Immanuel, who was right next to Joel, took a piece, and very reluctantly, took a tiny bite. His eyes closed, and as he chewed, a smile slowly spread across his face. He leaned back in his chair and heaved a deep sigh. His face said it all: Divine!

We jumped up, every last one of us, rushing towards the chocolate-banana pizza trying to get a bite. The laughter stopped; it was serious now, the need to grab a piece before it ran out outweighing friendships. Scratching and pushing each other, some of us were fortunate to get a bite of what I can only describe as pure bliss. The others watched as we ate and lost ourselves in the deliciousness of that little bite we managed to get.

“One more chocolate – banana pizza”, one of us screamed, looking at the waiter.

“For me too”

“Make that three”

“But sir, the kitchen is closed.”

“Please! Only one?? Can’t anything be done?”

“No sir, we’re sorry”

Joel smiled at us with a benign ‘I told you so’ expression, and finished his meal.

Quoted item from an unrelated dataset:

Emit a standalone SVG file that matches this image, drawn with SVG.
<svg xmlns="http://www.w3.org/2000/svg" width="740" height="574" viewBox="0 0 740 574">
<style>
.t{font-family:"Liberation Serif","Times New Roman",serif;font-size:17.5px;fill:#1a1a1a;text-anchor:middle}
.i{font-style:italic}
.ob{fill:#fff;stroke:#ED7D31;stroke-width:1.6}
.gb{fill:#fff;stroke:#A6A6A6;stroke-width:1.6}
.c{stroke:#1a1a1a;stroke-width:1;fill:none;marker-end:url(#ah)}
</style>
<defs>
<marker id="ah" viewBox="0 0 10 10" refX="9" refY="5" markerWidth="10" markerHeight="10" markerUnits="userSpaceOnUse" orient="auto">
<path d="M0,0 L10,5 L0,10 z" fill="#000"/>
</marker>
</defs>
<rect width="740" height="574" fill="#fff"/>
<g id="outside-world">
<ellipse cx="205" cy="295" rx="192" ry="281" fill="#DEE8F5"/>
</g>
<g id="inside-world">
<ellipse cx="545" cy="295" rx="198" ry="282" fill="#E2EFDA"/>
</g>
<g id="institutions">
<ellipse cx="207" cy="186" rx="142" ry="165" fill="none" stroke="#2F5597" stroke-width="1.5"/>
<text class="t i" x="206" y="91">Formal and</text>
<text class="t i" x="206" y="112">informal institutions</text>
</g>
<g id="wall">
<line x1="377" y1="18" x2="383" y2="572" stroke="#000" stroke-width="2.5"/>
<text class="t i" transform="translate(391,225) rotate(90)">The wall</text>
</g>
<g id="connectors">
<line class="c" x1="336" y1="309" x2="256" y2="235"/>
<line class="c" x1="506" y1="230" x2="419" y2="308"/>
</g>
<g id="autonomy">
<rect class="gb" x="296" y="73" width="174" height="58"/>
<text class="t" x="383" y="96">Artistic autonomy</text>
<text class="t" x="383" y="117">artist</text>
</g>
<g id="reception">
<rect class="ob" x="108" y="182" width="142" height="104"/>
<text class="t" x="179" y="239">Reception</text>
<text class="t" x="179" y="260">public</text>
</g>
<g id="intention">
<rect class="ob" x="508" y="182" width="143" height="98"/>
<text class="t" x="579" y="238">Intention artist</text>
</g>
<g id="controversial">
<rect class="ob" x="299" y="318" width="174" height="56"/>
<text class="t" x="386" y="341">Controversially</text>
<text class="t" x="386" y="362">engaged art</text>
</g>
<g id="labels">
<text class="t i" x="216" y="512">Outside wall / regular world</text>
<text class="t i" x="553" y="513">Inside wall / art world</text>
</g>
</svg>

We were so wrong about the chocolate-banana pizza. We had laughed, so unnecessarily, and had judged because it sounded strange. We thought Joel was stupid to order it. We laughed at how silly it looked. We judged preemptively, even though we’d never tasted it before. But now that we had, we realised how good it was, and we wanted more. We laughed at something we didn’t understand, and at someone who did, but now we were the ones who wanted it.


It was simple.

We had tasted, and had seen that it was good.

Psalm 34:8

‘Philip found Nathaneal and told him, “We have found the One Moses wrote about in the Law, the One whom the prophets foretold – Jesus of Nazereth, the son of Joseph.”

Can anything good come from Nazereth?” Nathaneal asked.